Some interesting thoughts here, based on his experience with The Speculative Turn, and Prince of Networks. Much of this is undoubtedly right, and I think there is a lot of potential for these kinds of publishing outlets. 4-5,000 downloads of the pdf is certainly very impressive exposure. Part of this is due to the publishing model certainly; but equally part is due to the quality of the material and the buzz about the book, especially in the world of blogs.
Edited books seem particularly suited to this publishing model, since many people won’t read the whole thing, but just selective chapters. This is why pitching edited books to mainstream publishers is difficult, whereas authored books seem to get an easier ride. (That’s certainly my experience.) Why buy the whole book when you could borrow it from a library and/or photocopy the two chapters you want?
These considerations are different when looking at Graham’s Prince of Networks, which is a single-authored book. I first looked at this as a pdf, and then decided to buy the paper copy, so in my case at least, the model worked.

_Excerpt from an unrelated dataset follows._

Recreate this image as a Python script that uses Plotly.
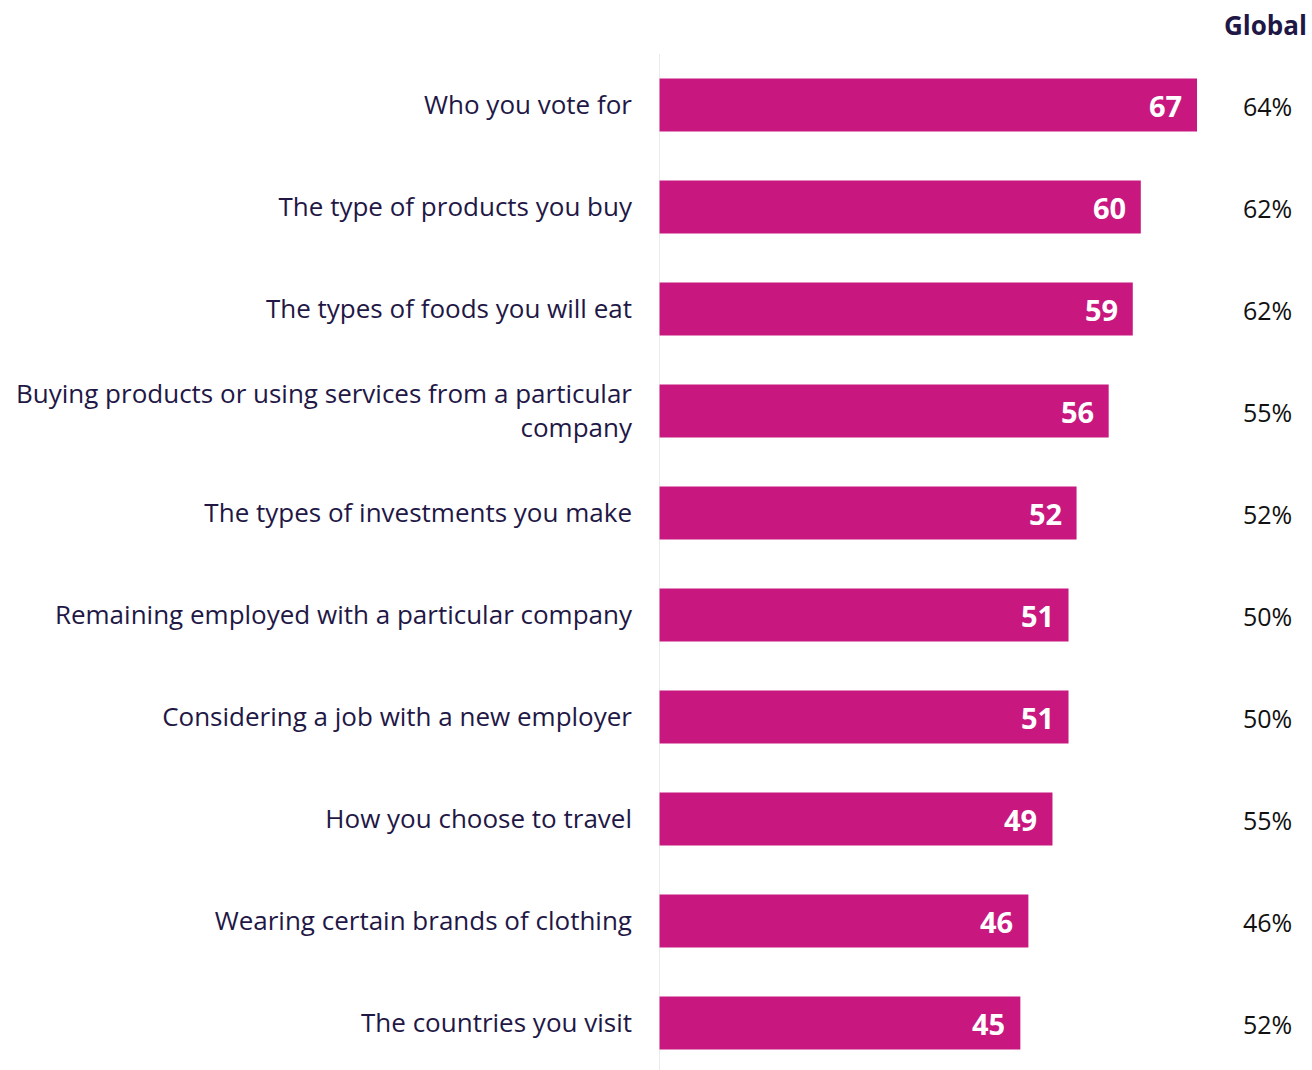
import plotly.graph_objects as go

categories = [
    "Who you vote for",
    "The type of products you buy",
    "The types of foods you will eat",
    "Buying products or using services from a particular<br>company",
    "The types of investments you make",
    "Remaining employed with a particular company",
    "Considering a job with a new employer",
    "How you choose to travel",
    "Wearing certain brands of clothing",
    "The countries you visit",
]
values = [67, 60, 59, 56, 52, 51, 51, 49, 46, 45]
global_values = [64, 62, 62, 55, 52, 50, 50, 55, 46, 52]
global_title = "Global"

BAR = "#C8177F"
NAVY = "#1F1846"
FONT = "Open Sans"

fig = go.Figure()
fig.add_trace(go.Bar(
    y=categories, x=values, orientation="h",
    marker=dict(color=BAR, line=dict(width=0)),
    width=0.52, hoverinfo="skip",
))

for c, v in zip(categories, values):
    fig.add_annotation(x=v, y=c, xref="x", yref="y", text=f"<b>{v}</b>",
                       showarrow=False, xanchor="right", xshift=-13,
                       font=dict(family=FONT, size=29, color="white"))

for c, g in zip(categories, global_values):
    fig.add_annotation(x=(1267 - 659) / 653, y=c, xref="paper", yref="y", text=f"{g}%",
                       showarrow=False, xanchor="center", yshift=-1,
                       font=dict(family=FONT, size=25, color="#111111"))

fig.add_annotation(x=1.0, y=1 + (54 - 25) / 1016, xref="paper", yref="paper",
                   text=f"<b>{global_title}</b>", showarrow=False, xanchor="right", yanchor="middle",
                   xshift=-3, font=dict(family=FONT, size=26, color=NAVY))

fig.add_shape(type="line", xref="x", yref="paper", x0=0, x1=0, y0=0, y1=1.0,
              line=dict(color="#DDDDDD", width=1.2))

fig.update_layout(
    width=1312, height=1070,
    margin=dict(l=659, r=0, t=54, b=0),
    plot_bgcolor="white", paper_bgcolor="white",
    showlegend=False,
    xaxis=dict(range=[0, 653 / 8.03], visible=False, fixedrange=True),
    yaxis=dict(range=[-0.5 + 1016 / 102, -0.5], showgrid=False, zeroline=False, showline=False,
               ticks="", ticklabelstandoff=26,
               tickfont=dict(family=FONT, size=26, color=NAVY), fixedrange=True),
    bargap=0.48,
)

fig.write_html("out.html", config={"displayModeBar": False},
               post_script="document.body.style.margin='0';document.body.style.overflow='hidden';")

Like most academics, I want my work to be read, rather than inaccessible. The money can be nice – the advance for Terror and Territory bought a very nice road bike – but it’s not the motivation. My regret with Speaking Against Number is not that it didn’t sell as well as my other books, but that it is so unavailable (though there pirate versions online). But downloading a free pdf is perhaps a bit like picking up a book in a store, having a quick look and then putting it back on the shelf. Some will buy it; some will not. Similarly many of these downloaded pdfs will not be read. There has been an argument about how the accessibility of music on the internet has changed how people engage with that music and value it. I’m not saying that money is the only source of value, of course, but if you buy a CD then you might be inclined to spend more time with it than if you got it free.
On the other points I’m not entirely convinced by the arguments against journal issues – yes, I know that most people now read individual papers rather than issues, and that they come to them via other means than journal homepages. But as editor I do still put some work into the arrangement of papers – it’s not simply first in first out. Speculations did look great, but I know from my Foucault Studies experience just how hard it is to sustain a completely free journal without some kind of institutional support. I wish Paul and his colleagues well in continuing the initial success. Publishers do still add something to the process. None of this justifies Springer’s outrageous charge of course.
Graham’s most intriguing point is about the new publishing landscape and technologies changing the way we write. This will be fascinating to watch, as will the general challenge open-access makes to traditional publishing methods. One thing that has puzzled me, for instance, is why publishers still take so long to produce books. Not that many years ago, all manuscripts would have needed to be retyped by the press; now we all submit text that can be imported straight into publishing software. Other technologies have improved dramatically too. Where was the speed-up in publishing times as a result?